**** Data to process ****
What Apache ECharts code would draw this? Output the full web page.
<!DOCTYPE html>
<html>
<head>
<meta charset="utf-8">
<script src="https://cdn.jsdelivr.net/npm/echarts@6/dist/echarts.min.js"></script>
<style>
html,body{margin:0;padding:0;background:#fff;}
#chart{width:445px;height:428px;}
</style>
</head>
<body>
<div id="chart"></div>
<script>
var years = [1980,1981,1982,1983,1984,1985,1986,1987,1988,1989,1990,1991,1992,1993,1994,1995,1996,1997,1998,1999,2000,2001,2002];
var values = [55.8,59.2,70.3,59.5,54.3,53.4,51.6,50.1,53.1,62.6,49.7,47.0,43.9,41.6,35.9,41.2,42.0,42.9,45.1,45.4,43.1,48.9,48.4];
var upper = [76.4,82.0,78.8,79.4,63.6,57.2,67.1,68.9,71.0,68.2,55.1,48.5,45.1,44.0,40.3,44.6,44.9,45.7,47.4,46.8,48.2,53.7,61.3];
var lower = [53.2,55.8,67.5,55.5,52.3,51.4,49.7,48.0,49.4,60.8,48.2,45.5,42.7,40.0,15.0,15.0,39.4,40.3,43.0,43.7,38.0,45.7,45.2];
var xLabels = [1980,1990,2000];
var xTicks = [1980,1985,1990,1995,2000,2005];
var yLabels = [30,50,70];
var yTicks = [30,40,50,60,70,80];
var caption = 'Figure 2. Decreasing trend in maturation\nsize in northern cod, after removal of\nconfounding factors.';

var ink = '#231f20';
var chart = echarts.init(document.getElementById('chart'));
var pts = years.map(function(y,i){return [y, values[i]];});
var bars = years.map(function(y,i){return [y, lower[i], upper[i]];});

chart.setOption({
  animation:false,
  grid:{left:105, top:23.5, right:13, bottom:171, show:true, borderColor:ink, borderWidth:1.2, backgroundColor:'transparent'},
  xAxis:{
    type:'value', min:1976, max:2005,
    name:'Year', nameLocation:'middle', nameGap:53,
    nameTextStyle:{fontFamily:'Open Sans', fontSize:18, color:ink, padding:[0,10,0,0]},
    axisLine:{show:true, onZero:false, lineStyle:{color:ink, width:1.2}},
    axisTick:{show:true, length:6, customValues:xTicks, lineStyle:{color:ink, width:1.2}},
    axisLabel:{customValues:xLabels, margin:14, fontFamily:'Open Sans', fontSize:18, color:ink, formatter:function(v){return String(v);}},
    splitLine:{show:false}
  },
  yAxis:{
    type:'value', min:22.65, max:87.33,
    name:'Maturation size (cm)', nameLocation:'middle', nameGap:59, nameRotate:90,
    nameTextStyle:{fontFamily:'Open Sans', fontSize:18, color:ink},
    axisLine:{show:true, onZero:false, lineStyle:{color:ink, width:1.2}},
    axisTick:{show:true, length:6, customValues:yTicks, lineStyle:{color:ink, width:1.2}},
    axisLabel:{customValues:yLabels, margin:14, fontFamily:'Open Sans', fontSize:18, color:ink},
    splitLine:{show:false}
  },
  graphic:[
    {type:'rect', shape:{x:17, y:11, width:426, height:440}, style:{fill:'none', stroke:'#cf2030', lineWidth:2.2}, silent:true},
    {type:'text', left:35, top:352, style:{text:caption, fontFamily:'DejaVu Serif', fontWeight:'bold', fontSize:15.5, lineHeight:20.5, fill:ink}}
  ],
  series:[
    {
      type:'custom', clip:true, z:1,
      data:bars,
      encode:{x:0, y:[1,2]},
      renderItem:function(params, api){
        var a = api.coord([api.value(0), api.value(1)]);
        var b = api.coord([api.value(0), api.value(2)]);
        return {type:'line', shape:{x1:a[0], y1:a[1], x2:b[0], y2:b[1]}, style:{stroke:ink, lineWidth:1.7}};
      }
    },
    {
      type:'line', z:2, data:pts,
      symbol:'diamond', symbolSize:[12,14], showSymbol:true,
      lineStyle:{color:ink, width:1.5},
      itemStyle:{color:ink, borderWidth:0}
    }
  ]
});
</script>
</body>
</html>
****
**** Data to process ****
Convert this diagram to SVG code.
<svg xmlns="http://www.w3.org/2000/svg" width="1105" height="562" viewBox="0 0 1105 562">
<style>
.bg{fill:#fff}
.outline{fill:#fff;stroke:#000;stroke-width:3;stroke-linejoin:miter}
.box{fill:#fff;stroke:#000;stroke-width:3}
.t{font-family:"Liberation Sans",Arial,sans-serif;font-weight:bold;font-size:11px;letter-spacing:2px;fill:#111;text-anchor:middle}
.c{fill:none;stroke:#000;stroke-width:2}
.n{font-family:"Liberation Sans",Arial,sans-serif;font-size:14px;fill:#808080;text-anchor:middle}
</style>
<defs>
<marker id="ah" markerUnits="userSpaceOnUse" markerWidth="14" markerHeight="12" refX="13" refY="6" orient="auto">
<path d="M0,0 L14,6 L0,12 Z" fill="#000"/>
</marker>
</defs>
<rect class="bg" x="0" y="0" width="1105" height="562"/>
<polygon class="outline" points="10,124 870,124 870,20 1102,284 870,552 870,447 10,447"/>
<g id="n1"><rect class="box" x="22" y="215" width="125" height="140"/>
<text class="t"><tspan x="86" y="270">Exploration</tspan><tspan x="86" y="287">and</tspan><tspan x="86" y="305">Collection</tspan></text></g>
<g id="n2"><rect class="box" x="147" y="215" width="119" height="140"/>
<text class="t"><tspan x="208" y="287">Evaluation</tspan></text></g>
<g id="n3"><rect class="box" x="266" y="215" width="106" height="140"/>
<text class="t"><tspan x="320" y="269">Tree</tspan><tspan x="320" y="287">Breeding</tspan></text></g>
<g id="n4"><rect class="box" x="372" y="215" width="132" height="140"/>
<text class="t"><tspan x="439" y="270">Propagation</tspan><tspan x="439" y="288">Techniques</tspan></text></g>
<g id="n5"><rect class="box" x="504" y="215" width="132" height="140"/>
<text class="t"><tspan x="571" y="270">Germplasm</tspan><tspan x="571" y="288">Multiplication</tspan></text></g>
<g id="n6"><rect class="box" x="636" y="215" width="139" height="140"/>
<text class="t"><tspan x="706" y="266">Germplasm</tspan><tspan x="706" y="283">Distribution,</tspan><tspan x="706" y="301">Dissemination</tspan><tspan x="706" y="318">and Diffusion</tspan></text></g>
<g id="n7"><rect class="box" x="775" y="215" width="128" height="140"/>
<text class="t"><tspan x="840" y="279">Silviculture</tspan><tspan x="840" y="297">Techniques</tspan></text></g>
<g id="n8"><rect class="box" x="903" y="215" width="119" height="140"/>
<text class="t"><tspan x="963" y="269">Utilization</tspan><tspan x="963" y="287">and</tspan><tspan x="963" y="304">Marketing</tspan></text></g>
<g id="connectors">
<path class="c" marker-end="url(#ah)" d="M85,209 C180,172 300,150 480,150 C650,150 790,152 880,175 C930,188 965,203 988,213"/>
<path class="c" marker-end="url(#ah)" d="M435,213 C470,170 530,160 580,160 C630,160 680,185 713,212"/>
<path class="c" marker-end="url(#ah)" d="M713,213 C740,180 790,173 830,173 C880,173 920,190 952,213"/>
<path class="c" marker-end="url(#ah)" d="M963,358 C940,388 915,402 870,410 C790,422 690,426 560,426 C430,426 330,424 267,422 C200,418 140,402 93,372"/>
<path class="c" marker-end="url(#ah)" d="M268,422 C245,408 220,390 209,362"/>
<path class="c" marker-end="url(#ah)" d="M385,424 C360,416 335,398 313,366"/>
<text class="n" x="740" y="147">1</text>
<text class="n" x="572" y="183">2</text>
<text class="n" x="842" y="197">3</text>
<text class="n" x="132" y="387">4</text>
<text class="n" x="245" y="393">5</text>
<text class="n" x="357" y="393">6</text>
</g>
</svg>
****
Only the number is wanted: how many lines in the entries above contain the string "this"?

Task solution -> 2